While EDMD yields approximate representations, a more fundamental question is: when does a nonlinear dynamical system admit an exact finite-dimensional Koopman invariant subspace? I am characterizing purely algebraic sufficient and necessary conditions for polynomial ODEs.
Classical Koopman theory targets autonomous systems, but many real-world systems are non-autonomous due to time-varying inputs or environmental changes. I am developing a neural-network-based framework to learn Koopman representations for such systems from data, extending the reach of operator-theoretic methods to a broader class of dynamical systems.
Stochastic biochemical systems are naturally modeled as continuous-time Markov chains (CTMCs). I work on deriving explicit, closed-form stationary distributions for such systems via a technique called network translation, which transforms a given reaction network into one with a more tractable structure. These analytic formulas unlock sensitivity analysis, robustness quantification, and Bayesian likelihood functions that would otherwise be computationally intractable.
In the deterministic setting, biochemical networks are described by ODEs, and a central goal is to understand steady-state behavior — particularly absolute concentration robustness (ACR) and robust perfect adaptation (RPA), whereby certain species concentrations remain invariant to perturbations. I develop structural and algebraic criteria that guarantee such behaviors directly from the network topology, without requiring explicit solutions.
Biochemical models often involve species operating on vastly different timescales. Quasi-steady-state approximation (QSSA) exploits this separation to reduce model complexity. I have worked on the validity and universality of such reductions in stochastic settings, establishing conditions under which simplified propensities yield accurate approximations of the full system.

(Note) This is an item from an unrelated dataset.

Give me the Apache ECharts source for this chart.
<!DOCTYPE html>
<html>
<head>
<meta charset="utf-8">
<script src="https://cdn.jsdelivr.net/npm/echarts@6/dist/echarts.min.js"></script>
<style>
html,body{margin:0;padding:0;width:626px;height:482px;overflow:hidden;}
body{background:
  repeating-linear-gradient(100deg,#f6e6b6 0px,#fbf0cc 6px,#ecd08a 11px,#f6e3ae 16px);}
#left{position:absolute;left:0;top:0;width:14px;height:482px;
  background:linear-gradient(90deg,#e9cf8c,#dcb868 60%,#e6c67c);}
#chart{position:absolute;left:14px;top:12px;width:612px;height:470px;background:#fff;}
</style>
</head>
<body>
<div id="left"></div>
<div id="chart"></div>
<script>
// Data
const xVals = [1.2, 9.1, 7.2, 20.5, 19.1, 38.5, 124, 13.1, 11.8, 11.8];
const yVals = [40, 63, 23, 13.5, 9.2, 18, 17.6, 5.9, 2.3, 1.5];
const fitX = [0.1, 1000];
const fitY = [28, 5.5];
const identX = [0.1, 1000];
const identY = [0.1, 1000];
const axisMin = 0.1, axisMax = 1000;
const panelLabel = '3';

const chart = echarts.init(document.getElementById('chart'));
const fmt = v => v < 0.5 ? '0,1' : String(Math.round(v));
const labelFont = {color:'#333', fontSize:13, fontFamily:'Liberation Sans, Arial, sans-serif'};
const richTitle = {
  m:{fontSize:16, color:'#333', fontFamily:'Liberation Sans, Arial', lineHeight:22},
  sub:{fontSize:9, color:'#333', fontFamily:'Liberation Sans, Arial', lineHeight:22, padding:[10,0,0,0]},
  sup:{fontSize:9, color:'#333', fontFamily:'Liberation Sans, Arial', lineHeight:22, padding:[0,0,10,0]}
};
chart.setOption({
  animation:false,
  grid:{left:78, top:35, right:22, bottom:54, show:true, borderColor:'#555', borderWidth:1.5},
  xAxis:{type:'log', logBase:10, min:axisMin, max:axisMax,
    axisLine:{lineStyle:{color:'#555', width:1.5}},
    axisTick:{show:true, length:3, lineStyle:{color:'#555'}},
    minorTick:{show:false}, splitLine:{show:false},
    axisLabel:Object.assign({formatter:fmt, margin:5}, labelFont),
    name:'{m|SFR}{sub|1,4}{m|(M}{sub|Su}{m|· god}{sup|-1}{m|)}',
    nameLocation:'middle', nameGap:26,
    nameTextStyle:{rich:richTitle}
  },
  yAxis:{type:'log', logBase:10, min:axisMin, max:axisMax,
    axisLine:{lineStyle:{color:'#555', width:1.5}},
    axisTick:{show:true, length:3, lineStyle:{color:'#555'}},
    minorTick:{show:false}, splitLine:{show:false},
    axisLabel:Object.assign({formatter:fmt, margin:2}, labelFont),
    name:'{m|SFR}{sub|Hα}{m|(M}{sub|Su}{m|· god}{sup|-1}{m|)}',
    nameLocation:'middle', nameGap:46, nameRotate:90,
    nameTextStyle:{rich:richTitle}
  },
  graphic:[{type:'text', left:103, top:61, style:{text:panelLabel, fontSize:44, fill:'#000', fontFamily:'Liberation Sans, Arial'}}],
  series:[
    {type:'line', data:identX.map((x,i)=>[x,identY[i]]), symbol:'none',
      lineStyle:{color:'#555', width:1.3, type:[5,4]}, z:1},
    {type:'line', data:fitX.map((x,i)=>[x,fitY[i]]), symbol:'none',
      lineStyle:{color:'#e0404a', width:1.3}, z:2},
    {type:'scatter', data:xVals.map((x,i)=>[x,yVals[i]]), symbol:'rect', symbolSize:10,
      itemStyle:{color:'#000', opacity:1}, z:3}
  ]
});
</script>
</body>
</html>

Many biological processes involve unobserved intermediate steps that introduce effective time delays, rendering the system non-Markovian. Drawing on tools from queueing theory, I developed Bayesian MCMC methods to jointly infer kinetic and delay parameters from single-cell data. These methods have been applied to gene regulatory networks and cell signaling pathways, enabling accurate parameter estimation under realistic experimental constraints.
Standard compartmental epidemic models assume Markovian transitions, which can introduce systematic bias in parameter estimates. We have developed history-dependent epidemic models, accounting for realistic waiting-time distributions. By applying this method to 2020 Seoul COVID-19 data, we showed that this provides more accurate estimates of key epidemiological parameters
Cell-to-cell heterogeneity in signaling responses is a ubiquotous phenomena of biological systems, yet its sources are often difficult to disentangle. In collaboration with Hyeontae Jo, we developed density physics-informed neural networks (Density-PINNs) that directly learn the distribution of parameters from population-level data, identifying key sources of cell-to-cell heterogeneity in antibiotic responses.
"If the only tool you have is a hammer, everything starts to look like a nail."
In order to address meaningful scientific questions raised by field experts, I believe that the right mathematical framework should be chosen to fit the problem, not the other way around. Beyond developing mathematical theory, I actively engage in collaborations with biologists and clinicians. These projects are motivated by concrete scientific questions, such as identifying digital biomarkers of cognitive impairment from wearable device data, or modeling COVID-19 endemic transition, and often require adapting or extending existing methods in unexpected ways.
I am contributing to a project on (auto)formalizing graduate-level algebra in the LEAN proof assistant, specifically targeting problems from the textbook Abstract Algebra by Dummit and Foote. We are building a dataset of formalized graduate-level algebra problems, namely LEAN-GAP.